What is in a name?

What is in a name?

Years ago when I came to Mumbai (then Bombay) as a job seeker, the first thing my uncle asked me to do was to go to the rationing office and apply for a ration card.

He said, the ration card was (and lo, it still is) one of the most important documents one should have in one’s possession.

So, armed with a certificate obtained from the rationing authorities in my hometown about deleting my name from their records, I went and applied for the card.  A fortnight later, I revisited the office to collect it.

A clerk asked me to wait. The names of applicants whose cards were ready would be announced, he said. I waited, with my ears alert to the impending announcement.

A few minutes later, some names were called out.  Not mine.  After a long wait, I went to the clerk to make enquiries. He looked at me with a bemused expression on his face. ‘Have you gone deaf?  I screamed ‘Kumar, Kumar’ 10 times,’ he said.

So that’s it. He had taken the liberty of amputating the head and tail of my name so as to mouth it the way he wanted.

Had it assumed an anthropomorphic form, I thought, my name would’ve bled to death! Kumar, Kumaran, Sumar, Shivkumar etc are the names by which I am known to people hailing from north of the Vindhyas – indeed there are exceptions.

For them verbalising my name looks rather demanding. Most of them have difficulty with the first syllable in my name. For some the difficulty persists with the last two letters as well. So they, like an overzealous, knife-happy surgeon amputate my name!
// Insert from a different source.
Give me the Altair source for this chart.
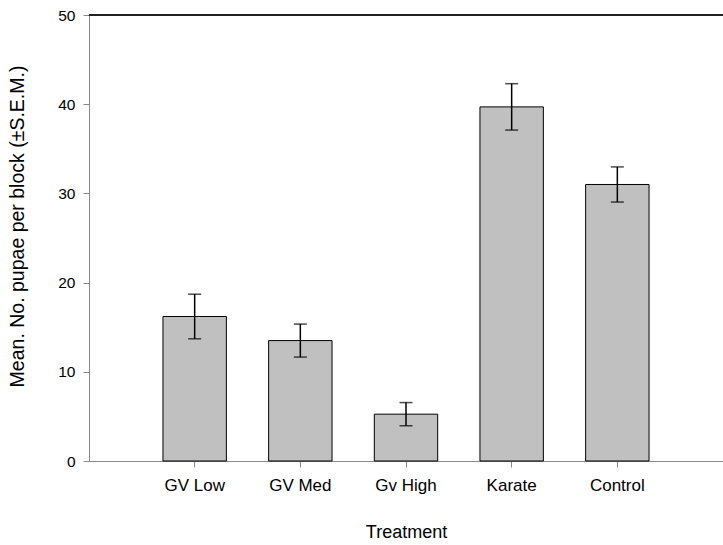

The company I was once working with had several foreign visitors – customers, suppliers, technical and legal advisors. Often, I received them on arrival.

Whenever I handed my card to the visitors in exchange of theirs, I impulsively cautioned them that pronouncing my name could be difficult as it did not lend itself to easy articulation.

But all of them discounted my apprehension, uttering it with effortless ease. Look at the irony. An Indian finds it difficult to pronounce another Indian’s name while foreigners do it swimmingly!

So, not much amused by the manner in which some of my compatriots take liberties with it, I had once toyed with the idea of changing my name, though I frenetically faulted politicians for rechristening roads, places, cities, and at times even states. Moreover, my name, I often felt was obscure and devoid of any charm.

But to my chagrin, I immediately came to realise that such a name change was beyond me what with my wife queering my pitch.  According to her, my name could’ve been given to me by my parents at an auspicious time in a temple, and therefore it’s sacrosanct.

Trifling with it meant showing disrespect to the departed souls. Therefore, if you ever think that you’re going to change your name, you have another thing coming, she said, nipping my plan in the bud.